Buttons - Things could have changed in the last few years but the old rule of thumb was that if it takes “brass” shells, you can’t scratch-build it without a license. If its a handgun, probavly not even assemble it from parts without a license. If it loads from the muzzle or breech with powder and all separate, have fun and build away. Use thereof is a state matter and that varies a lot. But if someone has broken into my home and run afoul of one of my .69 belt pistols, I’m not real worried that the thing was home-made and doesn’t have a serial number let alone registration papers.
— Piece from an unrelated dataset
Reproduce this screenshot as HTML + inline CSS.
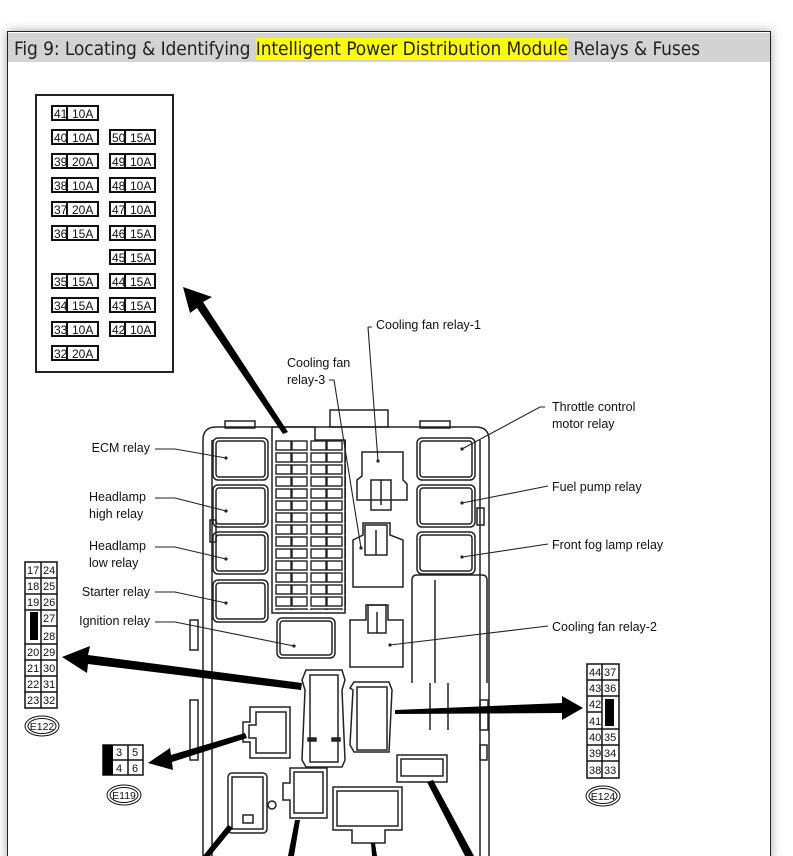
<!DOCTYPE html>
<html><head><meta charset="utf-8"><style>
html{overflow:hidden;height:856px;}
html,body{margin:0;padding:0;background:#fff;}
body{width:793px;height:856px;overflow:hidden;position:relative;font-family:"Liberation Sans",sans-serif;}
.wrap{position:absolute;left:0;top:0;width:793px;height:856px;overflow:hidden;}
.frame{position:absolute;left:7px;top:31px;width:762px;height:830px;border:1px solid #222;border-bottom:none;box-shadow:0 0 10px rgba(0,0,0,.35);background:#fff;}
.title{position:absolute;left:0;top:1px;width:762px;height:29px;background:#d3d3d3;font-size:19px;line-height:32px;color:#222;padding-left:6px;box-sizing:border-box;white-space:nowrap;font-family:"DejaVu Sans Condensed","Liberation Sans Narrow","Liberation Sans",sans-serif;letter-spacing:-0.1px}
.hl{background:#ffff00;}
svg{position:absolute;left:0;top:0;}
</style></head><body><div class="wrap">
<div class="frame"><div class="title">Fig 9: Locating &amp; Identifying <span class="hl">Intelligent Power Distribution Module</span> Relays &amp; Fuses</div></div>
<svg width="793" height="856" viewBox="0 0 793 856" font-family="Liberation Sans, sans-serif">
<defs>
<pattern id="fz" x="275" y="440" width="35" height="12" patternUnits="userSpaceOnUse">
<rect x="1" y="1" width="15" height="9" fill="#fff" stroke="#222" stroke-width="1.4"/>
<rect x="17" y="1" width="15" height="9" fill="#fff" stroke="#222" stroke-width="1.4"/>
</pattern>
</defs>
<g fill="none" stroke="#222" stroke-width="1.5">
<rect x="36" y="95" width="137" height="277" stroke-width="2"/>
</g>
<g font-size="11" fill="#111" stroke="#111" stroke-width="2">
<rect x="52" y="106" width="46" height="14" fill="#fff"/><line x1="67" y1="106" x2="67" y2="120"/>
<rect x="52" y="130" width="46" height="14" fill="#fff"/><line x1="67" y1="130" x2="67" y2="144"/>
<rect x="52" y="154" width="46" height="14" fill="#fff"/><line x1="67" y1="154" x2="67" y2="168"/>
<rect x="52" y="178" width="46" height="14" fill="#fff"/><line x1="67" y1="178" x2="67" y2="192"/>
<rect x="52" y="202" width="46" height="14" fill="#fff"/><line x1="67" y1="202" x2="67" y2="216"/>
<rect x="52" y="226" width="46" height="14" fill="#fff"/><line x1="67" y1="226" x2="67" y2="240"/>
<rect x="52" y="274" width="46" height="14" fill="#fff"/><line x1="67" y1="274" x2="67" y2="288"/>
<rect x="52" y="298" width="46" height="14" fill="#fff"/><line x1="67" y1="298" x2="67" y2="312"/>
<rect x="52" y="322" width="46" height="14" fill="#fff"/><line x1="67" y1="322" x2="67" y2="336"/>
<rect x="52" y="346" width="46" height="14" fill="#fff"/><line x1="67" y1="346" x2="67" y2="360"/>
<rect x="110" y="130" width="45" height="14" fill="#fff"/><line x1="125" y1="130" x2="125" y2="144"/>
<rect x="110" y="154" width="45" height="14" fill="#fff"/><line x1="125" y1="154" x2="125" y2="168"/>
<rect x="110" y="178" width="45" height="14" fill="#fff"/><line x1="125" y1="178" x2="125" y2="192"/>
<rect x="110" y="202" width="45" height="14" fill="#fff"/><line x1="125" y1="202" x2="125" y2="216"/>
<rect x="110" y="226" width="45" height="14" fill="#fff"/><line x1="125" y1="226" x2="125" y2="240"/>
<rect x="110" y="250" width="45" height="14" fill="#fff"/><line x1="125" y1="250" x2="125" y2="264"/>
<rect x="110" y="274" width="45" height="14" fill="#fff"/><line x1="125" y1="274" x2="125" y2="288"/>
<rect x="110" y="298" width="45" height="14" fill="#fff"/><line x1="125" y1="298" x2="125" y2="312"/>
<rect x="110" y="322" width="45" height="14" fill="#fff"/><line x1="125" y1="322" x2="125" y2="336"/>
</g>
<g font-size="12" fill="#111" font-family="Liberation Sans Narrow, Liberation Sans, sans-serif">
<text x="54" y="118">41</text><text x="72" y="118">10A</text>
<text x="54" y="142">40</text><text x="72" y="142">10A</text>
<text x="54" y="166">39</text><text x="72" y="166">20A</text>
<text x="54" y="190">38</text><text x="72" y="190">10A</text>
<text x="54" y="214">37</text><text x="72" y="214">20A</text>
<text x="54" y="238">36</text><text x="72" y="238">15A</text>
<text x="54" y="286">35</text><text x="72" y="286">15A</text>
<text x="54" y="310">34</text><text x="72" y="310">15A</text>
<text x="54" y="334">33</text><text x="72" y="334">10A</text>
<text x="54" y="358">32</text><text x="72" y="358">20A</text>
<text x="112" y="142">50</text><text x="130" y="142">15A</text>
<text x="112" y="166">49</text><text x="130" y="166">10A</text>
<text x="112" y="190">48</text><text x="130" y="190">10A</text>
<text x="112" y="214">47</text><text x="130" y="214">10A</text>
<text x="112" y="238">46</text><text x="130" y="238">15A</text>
<text x="112" y="262">45</text><text x="130" y="262">15A</text>
<text x="112" y="286">44</text><text x="130" y="286">15A</text>
<text x="112" y="310">43</text><text x="130" y="310">15A</text>
<text x="112" y="334">42</text><text x="130" y="334">10A</text>
</g>

<g fill="none" stroke="#222" stroke-width="1.5">
<path d="M203 856 L203 440 Q203 427 216 427 L476 427 Q489 427 489 440 L489 856"/>
<path d="M212 856 L212 440 M480 440 L480 856"/>
<rect x="225" y="421" width="30" height="7"/><rect x="420" y="421" width="30" height="7"/>
<rect x="330" y="410" width="58" height="17"/>
<rect x="213" y="438" width="55" height="42" rx="5"/><rect x="216" y="441" width="49" height="36" rx="3"/>
<rect x="213" y="485" width="55" height="42" rx="5"/><rect x="216" y="488" width="49" height="36" rx="3"/>
<rect x="213" y="532" width="55" height="42" rx="5"/><rect x="216" y="535" width="49" height="36" rx="3"/>
<rect x="213" y="580" width="55" height="42" rx="5"/><rect x="216" y="583" width="49" height="36" rx="3"/>
<rect x="417" y="438" width="58" height="42" rx="5"/><rect x="420" y="441" width="52" height="36" rx="3"/>
<rect x="417" y="485" width="58" height="42" rx="5"/><rect x="420" y="488" width="52" height="36" rx="3"/>
<rect x="417" y="532" width="58" height="42" rx="5"/><rect x="420" y="535" width="52" height="36" rx="3"/>
<rect x="477" y="508" width="7" height="17"/>
<path d="M272 427 L272 613 L345 613 L345 440 L315 440 L315 427 Z"/>
<rect x="274" y="440" width="72" height="170" fill="url(#fz)" stroke="none"/>
<rect x="277" y="618" width="58" height="40" rx="5"/><rect x="280" y="621" width="52" height="34" rx="3"/>
<path d="M362 452 L403 452 L403 480 L407 484 L407 500 L357 500 L357 480 L362 476 Z"/>
<rect x="371" y="480" width="20" height="30"/><line x1="381" y1="480" x2="381" y2="505"/>
<path d="M353 540 L363 535 L363 523 L390 523 L390 535 L403 540 L403 587 L353 587 Z"/>
<rect x="365" y="525" width="22" height="30"/><line x1="376" y1="530" x2="376" y2="555"/>
<path d="M350 620 L366 620 L366 605 L388 605 L388 620 L403 620 L403 667 L350 667 Z"/>
<rect x="368" y="605" width="18" height="28"/><line x1="377" y1="612" x2="377" y2="633"/>
<path d="M412 683 L412 580 Q412 575 417 575 L482 575 Q487 575 487 580 L487 683"/>
<line x1="435" y1="580" x2="435" y2="683"/><line x1="448" y1="683" x2="448" y2="730"/><line x1="430" y1="683" x2="430" y2="730"/>
<path d="M306 670 L342 670 L345 680 L342 690 L345 760 L342 767 L306 767 L302 760 L305 690 L302 680 Z"/>
<path d="M310 675 L338 675 L338 762 L310 762 Z"/>
<rect x="308" y="738" width="8" height="3" fill="#222"/><rect x="332" y="738" width="8" height="3" fill="#222"/>
<path d="M354 682 L389 682 L392 690 L389 752 L354 752 L350 745 L353 690 L350 688 Z"/>
<rect x="357" y="687" width="30" height="63"/>
<path d="M250 707 L290 707 L290 758 L250 758 L250 742 L243 742 L243 722 L250 722 Z"/>
<path d="M256 712 L286 712 L286 753 L256 753 L256 738 L249 738 L249 725 L256 725 Z"/>
<rect x="228" y="773" width="39" height="60" rx="4"/><rect x="232" y="777" width="31" height="52"/>
<rect x="243" y="815" width="10" height="8"/>
<circle cx="272" cy="805" r="4"/>
<path d="M290 768 L327 768 L327 818 L290 818 L290 800 L283 800 L283 783 L290 783 Z"/>
<path d="M294 772 L323 772 L323 813 L294 813 Z"/>
<path d="M333 787 L402 787 L402 830 L385 830 L385 843 L352 843 L352 830 L333 830 Z"/>
<rect x="337" y="791" width="61" height="35"/>
<path d="M397 755 L447 755 L447 782 L397 782 Z"/>
<path d="M401 759 L443 759 L443 776 L401 776 Z"/>
<rect x="190" y="620" width="8" height="30"/><rect x="190" y="700" width="8" height="60"/>
<rect x="480" y="700" width="8" height="30"/><rect x="480" y="745" width="7" height="15"/>
<rect x="210" y="520" width="6" height="22"/>
</g>
<g fill="#222">
<circle cx="226" cy="458" r="1.6"/><circle cx="226" cy="511" r="1.6"/><circle cx="226" cy="559" r="1.6"/><circle cx="226" cy="603" r="1.6"/>
<circle cx="294" cy="646" r="1.6"/><circle cx="462" cy="449" r="1.6"/><circle cx="462" cy="503" r="1.6"/><circle cx="462" cy="557" r="1.6"/>
<circle cx="390" cy="645" r="1.6"/><circle cx="378" cy="461" r="1.6"/><circle cx="361" cy="548" r="1.6"/>
</g>
<g fill="none" stroke="#222" stroke-width="1.1">
<path d="M368 327 L372 327 M368 327 L378 461"/>
<path d="M329 380 L334 380 L361 548"/>
<path d="M545 407 L540 407 L462 449"/>
<path d="M548 486 L462 503"/>
<path d="M548 544 L462 557"/>
<path d="M548 626 L390 645"/>
<path d="M155 449 L175 449 L226 458"/>
<path d="M155 498 L175 498 L226 511"/>
<path d="M155 547 L175 547 L226 559"/>
<path d="M155 592 L175 592 L226 603"/>
<path d="M155 622 L175 622 L294 646"/>
</g>
<g font-size="12.5" fill="#111">
<text x="376" y="329">Cooling fan relay-1</text>
<text x="287" y="367">Cooling fan</text><text x="287" y="384">relay-3</text>
<text x="552" y="411">Throttle control</text><text x="552" y="428">motor relay</text>
<text x="552" y="491">Fuel pump relay</text>
<text x="552" y="549">Front fog lamp relay</text>
<text x="552" y="631">Cooling fan relay-2</text>
<text x="150" y="452" text-anchor="end">ECM relay</text>
<text x="89" y="501">Headlamp</text><text x="89" y="518">high relay</text>
<text x="89" y="550">Headlamp</text><text x="89" y="567">low relay</text>
<text x="150" y="596" text-anchor="end">Starter relay</text>
<text x="150" y="625" text-anchor="end">Ignition relay</text>
</g>
<g fill="#000" stroke="none">
<polygon points="183,287 212,297 203,302 288,432 283,434 197,308 190,313"/>
<polygon points="62,657 90,646 88,655 302,683 301,690 88,664 87,673"/>
<polygon points="148,763 170,748 171,755 245,733 247,738 172,762 173,770"/>
<polygon points="583,708 562,720 562,713 395,714 395,710 562,703 562,696"/>
<polygon points="228,825 233,828 210,856 203,856"/>
<polygon points="295,820 300,820 294,856 288,856"/>
<polygon points="371,843 375,843 377,856 372,856"/>
<polygon points="427,782 433,780 474,856 465,856"/>
</g>
<g stroke="#111" stroke-width="1.5" fill="#fff">
<rect x="25" y="562" width="32" height="146"/>
<line x1="41" y1="562" x2="41" y2="708"/>
<line x1="25" y1="578" x2="57" y2="578"/><line x1="25" y1="594" x2="57" y2="594"/><line x1="25" y1="610" x2="57" y2="610"/>
<line x1="41" y1="626" x2="57" y2="626"/><line x1="25" y1="644" x2="57" y2="644"/><line x1="25" y1="660" x2="57" y2="660"/><line x1="25" y1="676" x2="57" y2="676"/><line x1="25" y1="692" x2="57" y2="692"/>
</g>
<rect x="30" y="612" width="8" height="28" fill="#000"/>
<g font-size="11" fill="#111" font-family="Liberation Sans Narrow, Liberation Sans, sans-serif">
<text x="27" y="574">17</text><text x="43" y="574">24</text>
<text x="27" y="590">18</text><text x="43" y="590">25</text>
<text x="27" y="606">19</text><text x="43" y="606">26</text>
<text x="43" y="622">27</text><text x="43" y="640">28</text>
<text x="27" y="656">20</text><text x="43" y="656">29</text>
<text x="27" y="672">21</text><text x="43" y="672">30</text>
<text x="27" y="688">22</text><text x="43" y="688">31</text>
<text x="27" y="704">23</text><text x="43" y="704">32</text>
</g>
<g fill="none" stroke="#111" stroke-width="1"><ellipse cx="42" cy="726" rx="17" ry="10"/><ellipse cx="42" cy="726" rx="14" ry="7.5"/></g>
<text x="42" y="730" font-size="10.5" text-anchor="middle" fill="#111">E122</text>
<g stroke="#111" stroke-width="1.5" fill="#fff">
<rect x="103" y="745" width="40" height="30"/>
<line x1="128" y1="745" x2="128" y2="775"/><line x1="113" y1="760" x2="143" y2="760"/>
</g>
<rect x="103" y="745" width="10" height="30" fill="#000"/>
<g font-size="11" fill="#111"><text x="116" y="756">3</text><text x="132" y="756">5</text><text x="116" y="772">4</text><text x="132" y="772">6</text></g>
<g fill="none" stroke="#111" stroke-width="1"><ellipse cx="124" cy="795" rx="17" ry="10"/><ellipse cx="124" cy="795" rx="14" ry="7.5"/></g>
<text x="124" y="799" font-size="10.5" text-anchor="middle" fill="#111">E119</text>
<g stroke="#111" stroke-width="1.5" fill="#fff">
<rect x="587" y="664" width="32" height="114"/>
<line x1="602" y1="664" x2="602" y2="778"/>
<line x1="587" y1="680" x2="619" y2="680"/><line x1="587" y1="696" x2="619" y2="696"/><line x1="587" y1="712" x2="602" y2="712"/>
<line x1="587" y1="729" x2="619" y2="729"/><line x1="587" y1="745" x2="619" y2="745"/><line x1="587" y1="761" x2="619" y2="761"/>
</g>
<rect x="605" y="699" width="9" height="27" fill="#000"/>
<g font-size="11" fill="#111" font-family="Liberation Sans Narrow, Liberation Sans, sans-serif">
<text x="589" y="676">44</text><text x="604" y="676">37</text>
<text x="589" y="692">43</text><text x="604" y="692">36</text>
<text x="589" y="708">42</text><text x="589" y="725">41</text>
<text x="589" y="741">40</text><text x="604" y="741">35</text>
<text x="589" y="757">39</text><text x="604" y="757">34</text>
<text x="589" y="774">38</text><text x="604" y="774">33</text>
</g>
<g fill="none" stroke="#111" stroke-width="1"><ellipse cx="603" cy="796" rx="17" ry="10"/><ellipse cx="603" cy="796" rx="14" ry="7.5"/></g>
<text x="603" y="800" font-size="10.5" text-anchor="middle" fill="#111">E124</text>
</svg>
</div></body></html>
Of course. Think about it this way…

If you wanted to register your TV in Florida, who do you need to contact? There is no such registry as far as I am aware and there are no structures in place to accommodate one’s registration fetish. Now, the stolen property registries are a different thing, but they only put stolen property on it - it isn’t a general registry where people can list all their stuff.

Now, if you really wanted to perform OCD dilligence, you could probably write a letter to the local PD with your info and your gun’s info - they will probably throw it away but you could say that you notified the government and sleep easier at night…

Agreed. I think most of the misinformation comes from crime dramas filmed in NYC which DOES require gun registration. The good guy always says “Hey, that gun is legally registered to me!” and the bad guys don’t have a registration.

But in most of the free parts of the country, the government doesn’t register your guns anymore than they would your computer, and as you rightly point out they don’t set up a voluntary system for registering guns either.